Tym razem nie mają one ze sobą wiele wspólnego. HFI-2200 to już zupełnie inny projekt, co widać na pierwszy rzut oka, i chociaż został on przygotowany w smakowitym stylu "oldskulowym", to ponad wszelką wątpliwość właśnie słuchawki Ultrasone HFI-780 wyglądają nowocześniej.
Eleganckie aluminiowe obudowy pokazują firmowe logo i zatopiony emblemat z symbolem modelu. Kontrastują z nimi plastikowe elementy pałąka, zakres klasycznej regulacji jest wystarczający, słuchawki pewnie "leżą" na głowie.

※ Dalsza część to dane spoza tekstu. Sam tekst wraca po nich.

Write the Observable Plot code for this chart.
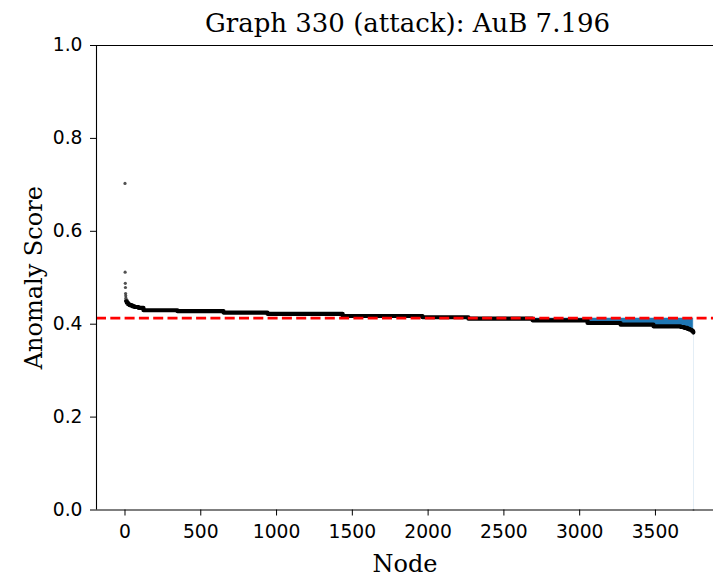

Poduszki okryte czarnym materiałem nie są może tak milusie jak w HFI-2200, ale wciąż przyjemne. Poza elementem regulacyjnym pozwalającym na skracanie pałąka w pobliżu muszel zainstalowano także dwa przeguby, dzięki którym można obracać każdą z nich.
To rozwiązanie znakomicie sprawdzające się w przypadku DJ-ów, którzy mogą w łatwy sposób odchylić jedną ze słuchawek. W domowej praktyce patent również może się przydać, gdy np. dzwoni telefon. Konstrukcja taka pozwala też złożyć słuchawki do naprawdę maleńkiej "paczuszki" (w zestawie jest miękki pokrowiec).
Ultrasone HFI-780 to konstrukcja zamknięta, izolacja od zewnętrznych źródeł hałasu jest więc efektywna. W muszlach pracują przetwornik o średnicy 40 mm z membranami pokrytymi warstwą złota, w specjalnej aranżacji geometrycznej zgodnej z firmowym patentem S-Natural Surround Sound Plus.
Impedancja znamionowa słuchawek Ultrasone HFI-780 to 35 Ω, 290 gramów. Zamocowany na stałe ma długość 3 metrów.
Brzmienie
Podobnie jak w przypadku droższego modelu, charakter dźwięku podporządkowany jest koncepcji dobrego wyrównania pasma lub co najmniej dobrego ogólnego zrównoważenia, zwłaszcza między niskimi a wysokimi tonami.
Nie jest to przy tym brzmienie, które uderza potężną porcją dynamiki, emocji i jaskrawości. Trochę odważniej (względem większego brata) słuchawki Ultrasone HFI-780 poczynają sobie w zakresie niskich częstotliwości, chociaż nie jest to wciąż styl słuchawek A-T.
Brzmienie Ultrasone HFI-780 jest zdecydowane, witalne. Góra pasma przynosi więcej rozluźnienia, sięga w zakresie pogłosów dalej i chętniej. Wysokie tony czasami dominują nad środkiem, najbardziej powściągliwym zakresem w tym zestawie.
Scena jest lekko poszerzana, swobodna, ale nie na poziomie reprezentowany przez droższy model HFI-2200 ULE. Spokojniejsze utwory prezentują się z kulturą i przejrzystością, z wrażliwością i uważnie budowanym klimatem.
Jednocześnie nie są to słuchawki, które bezlitośnie obnażają słabości gorszych płyt; nawet w połączeniu z odtwarzaczami przenośnymi spisują się co najmniej dobrze, tolerując niedoskonałości przekazu mp3.